アウトカムとは、臨床上の成果や結果である。それを確立された評価方法によって数値化することが求められている。これは社会保険制度で成り立っているリハビリテーションでも確かに重要であり、これから苦しくなってくる時勢では当然求められてくる。費用対効果のより高いサービスをしなさいということである。

 

一方で訪問リハビリテーションでは急性期から回復期と一般的に呼ばれる発症から1年を経過した患者さんを対象とすることがほとんどだ。そのためなかな目に見える効果というものも直ぐには出なかったり、短期間で効果が出てもその後右肩上がりに良くなっていくということも難しい。だから「維持する」ということも患者さんと決める目標のひとつとなってしまう。

 

維持というと何も変わっていないかのようである。しかしほとんどの患者さんが高齢者であり、病気、それに伴う障がいだけではなく、「加齢」という行き続けるかぎり起きる下降的な変化がある。

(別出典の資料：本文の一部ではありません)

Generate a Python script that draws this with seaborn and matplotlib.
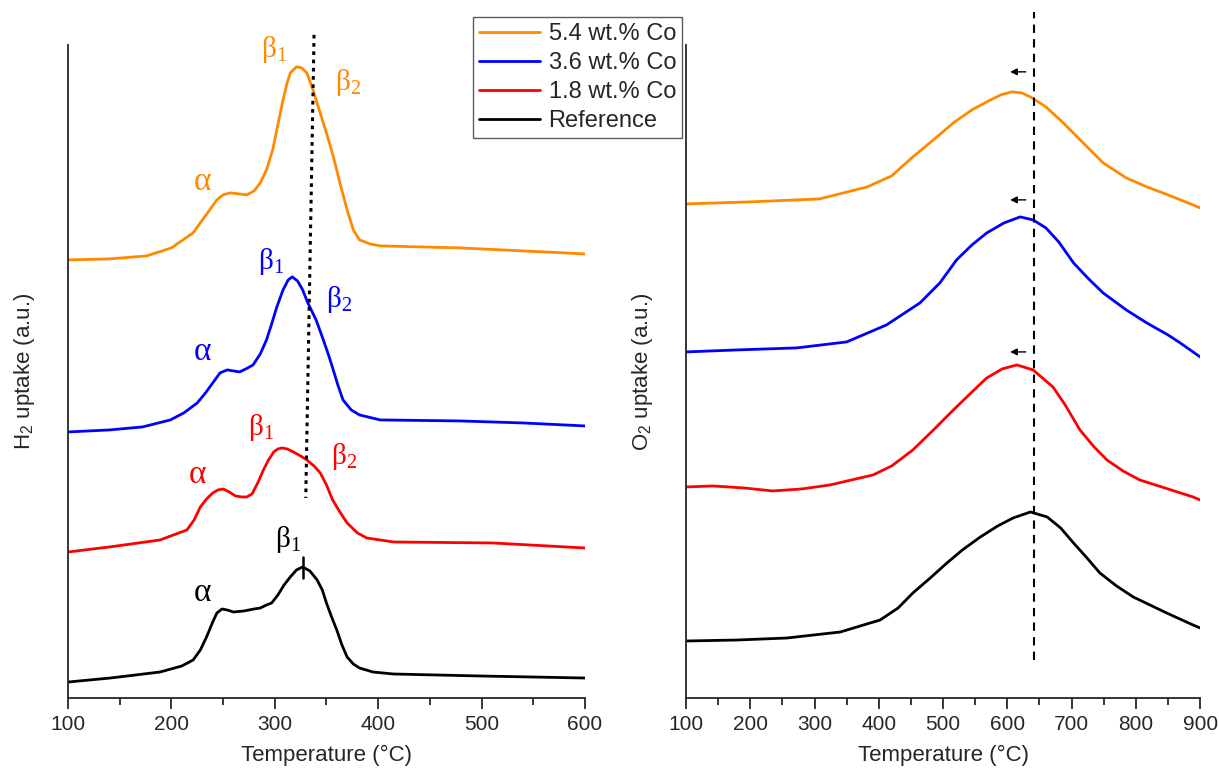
import numpy as np
import pandas as pd
import matplotlib
matplotlib.use("Agg")
import matplotlib.pyplot as plt
import seaborn as sns

# ---- H2-TPR (left panel), temperature in °C, uptake in a.u. ----
t_ref_h2 = [100, 141, 189, 210, 221, 228, 234, 240, 244, 249, 254, 260, 270, 280, 286, 292, 297, 303, 309, 315, 321, 327, 334, 341, 346, 350, 355, 360, 365, 370, 376, 382, 395, 415, 500, 600]
h2_ref = [16, 20, 26, 32, 38, 48, 61, 76, 85, 89, 88, 86, 87, 89, 90, 93, 95, 103, 113, 121, 128, 131, 127, 118, 108, 95, 81, 68, 53, 41, 34, 30, 26, 24, 22, 20]

t_18_h2 = [100, 140, 189, 215, 222, 228, 234, 240, 245, 250, 256, 262, 268, 273, 278, 284, 289, 294, 299, 303, 307, 312, 318, 325, 331, 338, 344, 350, 356, 363, 370, 380, 389, 415, 511, 600]
h2_18 = [146, 151, 158, 168, 178, 191, 199, 205, 208, 209, 206, 202, 201, 201, 204, 216, 228, 238, 246, 249, 250, 249, 246, 242, 238, 232, 225, 213, 198, 186, 175, 165, 160, 156, 155, 150]

t_36_h2 = [100, 140, 172, 199, 212, 225, 233, 240, 247, 254, 260, 266, 272, 279, 286, 292, 297, 302, 308, 313, 317, 322, 327, 332, 340, 347, 352, 356, 361, 366, 374, 382, 402, 479, 540, 600]
h2_36 = [266, 268, 271, 278, 285, 295, 305, 315, 325, 328, 327, 326, 329, 333, 344, 358, 374, 391, 408, 418, 421, 417, 408, 395, 378, 358, 343, 330, 313, 298, 288, 283, 278, 277, 275, 272]

t_54_h2 = [100, 140, 176, 200, 221, 235, 244, 250, 257, 265, 273, 280, 286, 292, 298, 303, 308, 312, 315, 321, 326, 331, 337, 343, 350, 357, 363, 370, 376, 382, 392, 402, 479, 540, 600]
h2_54 = [438, 439, 442, 450, 465, 485, 498, 503, 505, 504, 503, 507, 515, 528, 548, 573, 598, 615, 625, 631, 630, 625, 608, 588, 565, 540, 515, 488, 468, 458, 454, 452, 450, 447, 444]

# ---- O2-TPO (right panel) ----
t_ref_o2 = [100, 180, 257, 340, 402, 430, 453, 480, 506, 530, 558, 585, 609, 636, 662, 683, 703, 724, 744, 770, 796, 848, 889, 900]
o2_ref = [57, 58, 60, 66, 78, 90, 105, 120, 135, 148, 161, 172, 180, 186, 181, 170, 155, 140, 125, 112, 101, 85, 73, 70]

t_18_o2 = [100, 142, 190, 235, 280, 324, 391, 420, 453, 485, 516, 545, 568, 592, 615, 640, 671, 690, 713, 735, 755, 780, 806, 850, 889, 900]
o2_18 = [211, 212, 210, 207, 209, 213, 223, 232, 248, 268, 288, 306, 320, 329, 333, 328, 311, 293, 268, 251, 238, 227, 218, 209, 201, 198]

t_36_o2 = [100, 180, 272, 350, 412, 464, 495, 521, 545, 568, 595, 620, 640, 660, 680, 703, 725, 749, 785, 817, 850, 869, 889, 900]
o2_36 = [346, 348, 350, 356, 373, 395, 415, 438, 453, 465, 475, 481, 478, 470, 456, 435, 420, 405, 388, 375, 363, 355, 346, 341]

t_54_o2 = [100, 200, 308, 382, 420, 453, 485, 516, 545, 568, 590, 607, 622, 636, 660, 687, 718, 749, 785, 817, 850, 889, 900]
o2_54 = [494, 496, 499, 511, 522, 541, 558, 575, 588, 596, 603, 606, 605, 601, 591, 575, 555, 535, 520, 511, 503, 493, 490]

labels = ["5.4 wt.% Co", "3.6 wt.% Co", "1.8 wt.% Co", "Reference"]
colors = ["#FF8A00", "#0000FF", "#FF0000", "#000000"]

sns.set_style("ticks")
plt.rcParams["font.family"] = ["Liberation Sans", "DejaVu Sans"]
plt.rcParams["mathtext.fontset"] = "custom"
plt.rcParams["mathtext.rm"] = "Liberation Serif"
plt.rcParams["mathtext.sf"] = "Liberation Sans"

fig = plt.figure(figsize=(12.19, 7.73), dpi=100)
ax1 = fig.add_axes([0.0558, 0.097, 0.424, 0.845])
ax2 = fig.add_axes([0.5628, 0.097, 0.4217, 0.845])

left_sets = [(t_54_h2, h2_54), (t_36_h2, h2_36), (t_18_h2, h2_18), (t_ref_h2, h2_ref)]
right_sets = [(t_54_o2, o2_54), (t_36_o2, o2_36), (t_18_o2, o2_18), (t_ref_o2, o2_ref)]

for (t, v), lab, c in zip(left_sets, labels, colors):
    sns.lineplot(x=t, y=v, ax=ax1, color=c, lw=2.0, label=lab, sort=False, estimator=None)
for (t, v), lab, c in zip(right_sets, labels, colors):
    sns.lineplot(x=t, y=v, ax=ax2, color=c, lw=2.0, sort=False, estimator=None)

for ax, xmax in [(ax1, 600), (ax2, 900)]:
    ax.set_xlim(100, xmax)
    ax.set_ylim(0, 653)
    ax.set_yticks([])
    ax.set_xticks(np.arange(100, xmax + 1, 100))
    ax.set_xticks(np.arange(150, xmax, 100), minor=True)
    ax.tick_params(axis="x", which="major", direction="out", length=8, width=1.3, labelsize=15, pad=4)
    ax.tick_params(axis="x", which="minor", direction="out", length=5, width=1.3)
    for s in ["top", "right"]:
        ax.spines[s].set_visible(False)
    for s in ["left", "bottom"]:
        ax.spines[s].set_linewidth(1.3)
    ax.set_xlabel("Temperature (°C)", fontsize=16, labelpad=8)

ax1.set_ylabel(r"H$_\mathsf{2}$ uptake (a.u.)", fontsize=16, labelpad=22)
ax2.set_ylabel(r"O$_\mathsf{2}$ uptake (a.u.)", fontsize=16, labelpad=22)

# legend
h, l = ax1.get_legend_handles_labels()
ax1.get_legend().remove()
leg = fig.legend(h, l, loc="upper left", bbox_to_anchor=(473 / 1219, 1 - 17 / 773), fontsize=17,
                 frameon=True, fancybox=False, edgecolor="#333333", handlelength=2.6,
                 borderpad=0.25, labelspacing=0.3, handletextpad=0.35, borderaxespad=0)
leg.get_frame().set_linewidth(1.0)

# peak labels (left)
peak_labels = [
    (299, 648, r"$\mathrm{β}_1$", colors[0]), (371, 615, r"$\mathrm{β}_2$", colors[0]), (230, 516, "α", colors[0]),
    (296, 436, r"$\mathrm{β}_1$", colors[1]), (362, 398, r"$\mathrm{β}_2$", colors[1]), (230, 346, "α", colors[1]),
    (287, 270, r"$\mathrm{β}_1$", colors[2]), (367, 241, r"$\mathrm{β}_2$", colors[2]), (225, 223, "α", colors[2]),
    (313, 158, r"$\mathrm{β}_1$", colors[3]), (230, 105, "α", colors[3]),
]
for x, y, s, c in peak_labels:
    size = 24 if s == "α" else 21
    ax1.text(x, y, s, color=c, fontsize=size, ha="center", va="center", family="Liberation Serif")

ax1.plot([327, 327], [120, 141], color="black", lw=1.8)
ax1.plot([338, 330], [663, 200], color="black", lw=2.2, ls=(0, (1.2, 1.5)), clip_on=False)

# right: dashed line and shift arrows
ax2.plot([641, 641], [38, 686], color="black", lw=1.5, ls=(0, (4, 3)), clip_on=False)
for y in [626, 498, 346]:
    ax2.annotate("", xy=(600, y), xytext=(633, y),
                 arrowprops=dict(arrowstyle="-|>", color="black", lw=1.0, mutation_scale=10))

fig.savefig("out.png", dpi=100)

したがって現在の生活を維持できているということは、放っておくと下降するラインを引き上げているということでもある。ところがアウトカムとして数値化した場合にはそれは変化なしとなる。それはひとつの結果である事は間違いなく、しかしその数値だけで判断していいのか療法士としてずっとモヤモヤした気持ちを持ちながら働いている。